Find the lines that contain the word "code" and copy each one.

==== SUPPLIED DATA

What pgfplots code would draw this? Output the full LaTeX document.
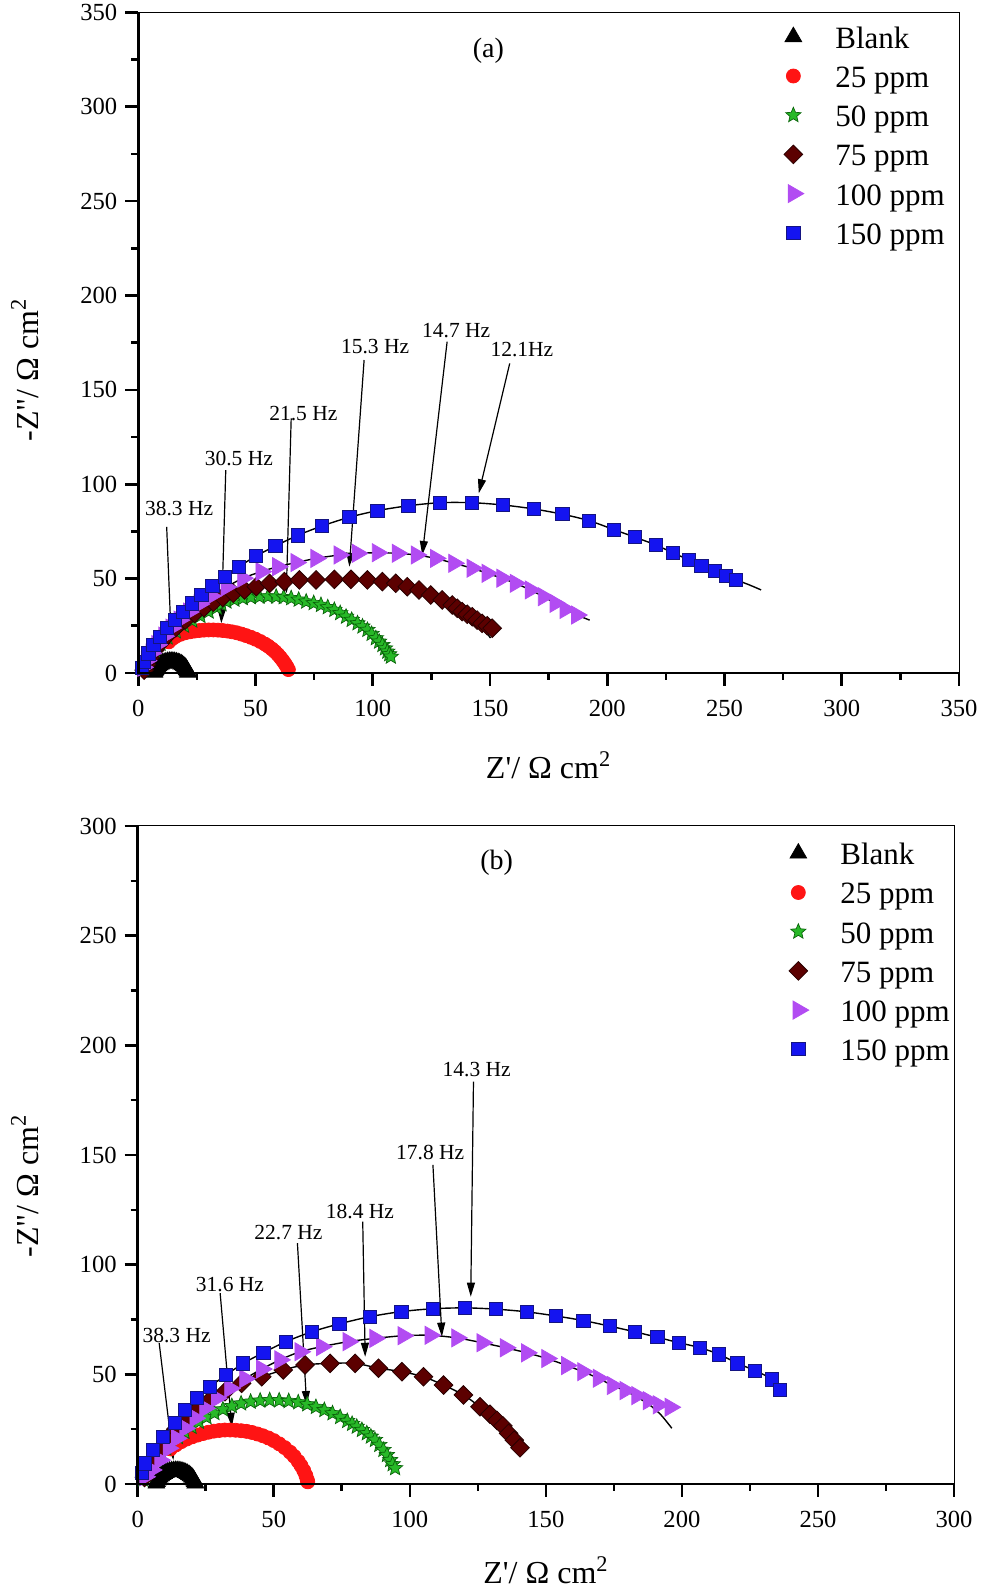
\documentclass[border=0pt]{standalone}
\usepackage{fontspec}
\setmainfont{Liberation Serif}
\usepackage{pgfplots}
\pgfplotsset{compat=1.18}
\usepackage{pgfplotstable}
\usetikzlibrary{arrows.meta}

\definecolor{cblue}{RGB}{20,20,240}
\definecolor{cblueE}{RGB}{20,20,130}
\definecolor{cpurple}{RGB}{178,76,242}
\definecolor{cmaroon}{RGB}{92,0,0}
\definecolor{cmaroonE}{RGB}{40,0,0}
\definecolor{cgreen}{RGB}{40,185,40}
\definecolor{cgreenE}{RGB}{10,100,10}
\definecolor{cred}{RGB}{255,20,20}

\pgfdeclareplotmark{fstar}{%
  \pgfpathmoveto{\pgfpointpolar{90}{\pgfplotmarksize}}%
  \pgfpathlineto{\pgfpointpolar{126}{0.45\pgfplotmarksize}}%
  \pgfpathlineto{\pgfpointpolar{162}{\pgfplotmarksize}}%
  \pgfpathlineto{\pgfpointpolar{198}{0.45\pgfplotmarksize}}%
  \pgfpathlineto{\pgfpointpolar{234}{\pgfplotmarksize}}%
  \pgfpathlineto{\pgfpointpolar{270}{0.45\pgfplotmarksize}}%
  \pgfpathlineto{\pgfpointpolar{306}{\pgfplotmarksize}}%
  \pgfpathlineto{\pgfpointpolar{342}{0.45\pgfplotmarksize}}%
  \pgfpathlineto{\pgfpointpolar{18}{\pgfplotmarksize}}%
  \pgfpathlineto{\pgfpointpolar{54}{0.45\pgfplotmarksize}}%
  \pgfpathclose
  \pgfusepathqfillstroke
}

% ---------------- shared blank data ----------------
\pgfplotstableread{
x y
6.86 0.32
7.06 1.06
7.33 1.77
7.68 2.45
8.09 3.09
8.58 3.69
9.12 4.22
9.71 4.71
10.35 5.12
11.03 5.47
11.74 5.74
12.48 5.94
13.23 6.06
14 6.1
14.77 6.06
15.52 5.94
16.26 5.74
16.97 5.47
17.65 5.12
18.29 4.71
18.88 4.22
19.42 3.69
19.91 3.09
20.32 2.45
20.67 1.77
20.94 1.06
21.14 0.32
}\aBlank
% ---------------- panel (a) data ----------------
\pgfplotstableread{
x y
13 16.5
14.5 18.2
16 19.4
18 20.5
20 21.3
22 21.8
24 22.2
26 22.5
28 22.7
30 22.8
32 22.8
34 22.7
36 22.5
38 22.2
40 21.8
42 21.3
44 20.6
46 19.8
48 18.9
50 17.9
52 16.7
54 15.3
55.5 14.1
57 12.7
58.3 11.3
59.5 9.8
60.6 8.2
61.6 6.6
62.5 5.0
63.3 3.4
64 1.8
}\aA
\pgfplotstableread{
x y
2.5 2
3.5 5
5 8.5
7 12
9.5 15.5
12.5 18.8
16 22
19.5 25
23 27.7
26.5 30.2
30 32.5
33.5 34.6
35.5 36.3
37.6 37.8
41 38.8
44.6 39.6
48 40.1
51.7 40.4
55.3 40.5
58.8 40.4
62 40.1
65.2 39.6
68.4 38.8
71.6 37.8
74.8 37
77.9 36.0
80.8 34.8
83.6 33.4
86.1 31.7
88.6 29.8
91 28.1
93.5 26.3
95.6 24.6
97.7 22.8
99.5 20.7
101.3 18.4
102.7 16.6
104.1 14.8
105.2 13
106.2 11.3
107 9.9
107.7 8.6
}\aB
\pgfplotstableread{
x y
2.5 1.5
3.5 4.5
5 8
7 12
9.5 16
12.5 20
16 24
20 28
24 31.5
28 34.6
32 37.5
36 40
40.5 42.2
45.3 44.0
50.3 45.7
56 47.5
62.3 48.4
68.7 49.3
75.8 49.3
83.6 49.6
90.7 49.6
97.7 49.3
104.1 48.4
109.8 47.5
114.7 45.7
119.7 44.0
124.7 41.3
129.6 38.7
133.9 36.0
136 34.3
138.1 32.5
140.3 31.1
142.4 29.8
144.5 28.0
146.6 26.3
148.8 25.0
150.9 23.7
}\aC
\pgfplotstableread{
x y
2 3
3.5 6.5
5.5 10.5
8 15
11 19.5
14 23.8
17.5 28
21.5 32.3
26 36.5
31 40.8
37.5 45.5
44.6 50.2
52.4 53.7
59.5 56.3
67.3 58.5
75.8 60.7
85.7 62.5
93.5 63.4
102 63.7
110.5 63.4
118.6 62.5
126.8 60.7
134.6 58.1
142.4 55.5
148.8 52.8
155.1 50.2
160.8 47.5
167.2 44.0
172.8 40.4
177.8 36.9
182.1 33.7
187 30.7
}\aD
\pgfplotstableread{
x y
1.5 2.5
2.4 6.0
4.3 10.4
6.4 14.8
9.2 19.2
12.1 23.7
15.6 28.1
19.1 32.5
22.7 36.9
26.9 41.3
31.6 46.1
36.8 51.0
42.9 56.3
50.3 62.0
58.5 67.3
68.0 72.9
78.4 77.9
90.0 82.5
102.0 86.0
115.2 88.6
128.7 90.2
142.2 90.2
155.5 89.0
168.6 86.9
180.9 84.1
192.2 80.7
202.7 76.0
211.9 71.9
220.7 67.8
228.1 63.6
234.8 59.9
240.1 56.7
245.8 54.2
250.7 51.4
255.0 49.3
}\aE

% ---------------- panel (b) data ----------------
\pgfplotstableread{
x y
12 16
14 17.8
16 19.3
18 20.5
20 21.5
22 22.3
24 23
26 23.6
28 24.1
30 24.4
32 24.6
34 24.6
36 24.5
38 24.3
40 24.0
42 23.5
44 22.8
46 22.0
48 21.0
50 19.8
52 18.3
54 16.6
56 14.5
57.5 12.6
59 10.3
60 8.4
61 6.2
61.8 3.9
62.3 1.9
62.5 1.0
}\bA
\pgfplotstableread{
x y
2 2
3 4
4.2 6.5
5.5 8.7
7 11.2
8.7 13.8
10.5 16.3
12.5 18.8
14.8 21.3
17.2 23.7
19.8 26
22.5 28.3
25.3 30.4
28.2 32.3
31.3 34
34.6 35.5
38 36.7
41.5 37.5
45 38
48.5 38.2
52 38.1
55.5 37.8
59 37.2
62.3 36.3
65.5 35.1
68.6 33.7
71.6 32.2
74.4 30.5
77 28.7
78.8 27.4
80.5 26.1
82.4 24.6
84.2 23.1
85.7 21.6
87.2 20.1
88.8 17.8
90.3 15.5
91.6 13.2
92.8 10.9
93.7 9.0
94.6 7.2
}\bB
\pgfplotstableread{
x y
2.5 3
4 7
6 11.5
8.5 16
11 20.5
14 25
17.4 29.2
21.7 33.7
26.6 38.3
32.1 42.1
38.2 45.9
45.6 48.9
53.5 52.0
61.5 54.3
70.7 55.0
79.9 55.0
88.5 52.8
97.1 51.2
105.0 48.9
112.4 45.1
119.7 40.6
125.8 35.2
129.5 31.8
132.0 29.0
134.2 26.5
136.3 23.1
138.4 20.0
140.5 16.5
}\bC
\pgfplotstableread{
x y
2.7 3.3
5.1 6.4
8.2 10.9
11.3 16.3
14.3 20.8
17.4 25.4
21.1 30.0
24.7 34.5
29.0 39.1
33.9 43.6
39.4 48.0
45.6 52.4
52.3 56.6
59.7 60.3
67.6 62.6
77.4 64.9
87.2 66.4
97.6 67.6
107.5 67.8
117.3 66.6
126.6 64.4
135.2 62.1
143.0 59.8
150.4 57.2
157.7 54.0
163.6 51.2
169.3 48.2
174.5 44.9
179.2 42.6
183.5 40.3
187.7 38.0
191.4 36.1
195.7 35.0
}\bD
\pgfplotstableread{
x y
1.5 4.9
2.7 9.4
5.7 15.5
9.4 21.6
13.7 27.7
17.4 33.7
21.7 39.1
26.6 44.4
32.5 49.7
38.8 55.0
46.2 59.9
54.5 64.9
64.0 69.4
74.1 73.0
85.4 76.3
96.9 78.6
108.4 79.9
120.3 80.3
131.7 79.7
142.9 78.5
153.7 76.6
163.8 74.5
173.4 72.0
182.6 69.4
191.0 66.9
198.9 64.4
206.5 62.2
213.7 59.1
220.4 55.0
226.9 51.7
233.1 47.7
236.1 42.9
}\bE

\tikzset{
  anno/.style={font=\fontsize{10.75}{12}\selectfont, inner sep=0pt},
  arr/.style={line width=0.6pt, -{Triangle[length=7pt,width=4pt]}},
}
\pgfplotsset{
  eisaxis/.style={
    scale only axis, xmin=0, ymin=0,
    tick align=outside, xtick pos=left, ytick pos=left,
    minor x tick num=1, minor y tick num=1,
    major tick length=6.5pt, minor tick length=3.5pt,
    tick style={black, line width=1.3pt},
    axis line style={line width=0.5pt},
    tick label style={font=\fontsize{12.3}{14}\selectfont},
    xticklabel style={yshift=-3.5pt},
    yticklabel style={xshift=-0.5pt},
    /pgf/number format/assume math mode=true,
    legend cell align=left,
    legend style={draw=none, fill=none, inner sep=0pt, row sep=3.1pt,
      font=\fontsize{15.5}{17}\selectfont,
      nodes={inner sep=1pt, text height=11pt, text depth=3.5pt}},
    legend image code/.code={\path[draw=none, fill=none] (0pt,0pt) (30pt,0pt);
      \draw[##1, mark repeat=2, mark phase=2] plot coordinates {(0pt,2pt) (10pt,2pt) (20pt,2pt)};},
    after end axis/.code={\draw[line width=1.3pt] (rel axis cs:0,1) -- (rel axis cs:0,0) -- (rel axis cs:1,0);},
  },
  sBlank/.style={only marks, mark=triangle*, mark size=4.8pt, mark options={fill=black, draw=black}},
  sA/.style={only marks, mark=*, mark size=3.5pt, mark options={fill=cred, draw=cred}},
  sB/.style={only marks, mark=fstar, mark size=4pt, mark options={fill=cgreen, draw=cgreenE, line width=0.35pt}},
  sC/.style={only marks, mark=square*, mark size=3.3pt, mark options={rotate=45, fill=cmaroon, draw=cmaroonE, line width=0.4pt}},
  sD/.style={only marks, mark=triangle*, mark size=5.2pt, mark options={rotate=-90, fill=cpurple, draw=cpurple}},
  sE/.style={only marks, mark=square*, mark size=3.3pt, mark options={fill=cblue, draw=cblueE, line width=0.4pt}},
  fitl/.style={black, line width=0.7pt, smooth, no markers, forget plot},
}

\begin{document}
\begin{tikzpicture}
\path[use as bounding box] (0,0) rectangle (490pt,794pt);

% ================= (a) =================
\begin{axis}[eisaxis, at={(69.15pt,457.5pt)}, anchor=south west,
  width=410.35pt, height=330.35pt, xmax=350, ymax=350,
  xtick={0,50,...,350}, ytick={0,50,...,350},
  legend style={at={(0.7733,0.9824)}, anchor=north west}]
\addplot[sBlank] table {\aBlank}; \addlegendentry{Blank}
\addplot[sA] table {\aA}; \addlegendentry{25 ppm}
\addplot[sB] table {\aB}; \addlegendentry{50 ppm}
\addplot[sC] table {\aC}; \addlegendentry{75 ppm}
\addplot[sD] table {\aD}; \addlegendentry{100 ppm}
\addplot[sE] table {\aE}; \addlegendentry{150 ppm}
\addplot[fitl] table {\aA};
\addplot[fitl] table {\aB};
\addplot[fitl, restrict x to domain=0:143] table {\aC};
\addplot[fitl] coordinates {(142.4,29.8) (146.5,24.6) (150.2,18.5)};
\addplot[fitl] table {\aD};
\addplot[fitl] coordinates {(187,30.7) (192.5,28)};
\addplot[fitl] table {\aE};
\addplot[fitl] coordinates {(255.0,49.3) (260.5,46.7) (265.6,44.0)};
\node[font=\fontsize{14}{16}\selectfont] at (axis cs:149.3,329.6) {(a)};
\node[anno] at (axis cs:17.4,87.2) {38.3 Hz};
\draw[arr] (axis cs:12.1,77.4) -- (axis cs:14.2,13.1);
\node[anno] at (axis cs:42.9,113.7) {30.5 Hz};
\draw[arr] (axis cs:37.3,107.5) -- (axis cs:35.4,26.3);
\node[anno] at (axis cs:70.4,137.6) {21.5 Hz};
\draw[arr] (axis cs:65.2,134.9) -- (axis cs:63.1,42.2);
\node[anno] at (axis cs:101.0,172.9) {15.3 Hz};
\draw[arr] (axis cs:96.3,165.8) -- (axis cs:90.0,56.3);
\node[anno] at (axis cs:135.6,181.4) {14.7 Hz};
\draw[arr] (axis cs:131.7,175.5) -- (axis cs:121.1,62.5);
\node[anno] at (axis cs:163.6,171.6) {12.1Hz};
\draw[arr] (axis cs:158.4,164.0) -- (axis cs:145.2,95.2);
\end{axis}

% ================= (b) =================
\begin{axis}[eisaxis, at={(68.85pt,52pt)}, anchor=south west,
  width=408.15pt, height=329pt, xmax=300, ymax=300,
  xtick={0,50,...,300}, ytick={0,50,...,300},
  legend style={at={(0.7843,0.9781)}, anchor=north west}]
\addplot[sBlank] table {\aBlank}; \addlegendentry{Blank}
\addplot[sA] table {\bA}; \addlegendentry{25 ppm}
\addplot[sB] table {\bB}; \addlegendentry{50 ppm}
\addplot[sC] table {\bC}; \addlegendentry{75 ppm}
\addplot[sD] table {\bD}; \addlegendentry{100 ppm}
\addplot[sE] table {\bE}; \addlegendentry{150 ppm}
\addplot[fitl] table {\bA};
\addplot[fitl] table {\bB};
\addplot[fitl] table {\bC};
\addplot[fitl, restrict x to domain=0:180] table {\bD};
\addplot[fitl] coordinates {(179.2,42.6) (183.5,39.6) (188,36.2) (192.3,31.5) (196.3,25.4)};
\addplot[fitl] table {\bE};
\addplot[fitl] coordinates {(236.1,42.9) (238,40.6)};
\node[font=\fontsize{14}{16}\selectfont] at (axis cs:131.9,283.4) {(b)};
\node[anno] at (axis cs:124.6,188.8) {14.3 Hz};
\draw[arr] (axis cs:123.4,183.4) -- (axis cs:122.4,85.4);
\node[anno] at (axis cs:107.5,151.1) {17.8 Hz};
\draw[arr] (axis cs:108.5,145.5) -- (axis cs:111.8,67.2);
\node[anno] at (axis cs:81.7,124.2) {18.4 Hz};
\draw[arr] (axis cs:82.7,119.6) -- (axis cs:83.6,58.0);
\node[anno] at (axis cs:55.4,114.6) {22.7 Hz};
\draw[arr] (axis cs:58.7,109.8) -- (axis cs:62.1,36.0);
\node[anno] at (axis cs:33.9,91.1) {31.6 Hz};
\draw[arr] (axis cs:30.3,87.0) -- (axis cs:34.6,26.1);
\node[anno] at (axis cs:14.3,67.9) {38.3 Hz};
\draw[arr] (axis cs:7.9,64.2) -- (axis cs:13.1,10.9);
\end{axis}

% axis titles
\node[anchor=base, font=\fontsize{16}{18}\selectfont] at (274.3pt,404.5pt) {Z\textquotesingle/ Ω cm\textsuperscript{2}};
\node[anchor=base, font=\fontsize{16}{18}\selectfont] at (273pt,2pt) {Z\textquotesingle/ Ω cm\textsuperscript{2}};
\node[rotate=90, font=\fontsize{16}{18}\selectfont] at (12.5pt,609pt) {-Z\textquotedbl/ Ω cm\textsuperscript{2}};
\node[rotate=90, font=\fontsize{16}{18}\selectfont] at (12.5pt,201pt) {-Z\textquotedbl/ Ω cm\textsuperscript{2}};
\end{tikzpicture}
\end{document}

========

**ANSWER TO THIS TASK**
What pgfplots code would draw this? Output the full LaTeX document.
    legend image code/.code={\path[draw=none, fill=none] (0pt,0pt) (30pt,0pt);
    after end axis/.code={\draw[line width=1.3pt] (rel axis cs:0,1) -- (rel axis cs:0,0) -- (rel axis cs:1,0);},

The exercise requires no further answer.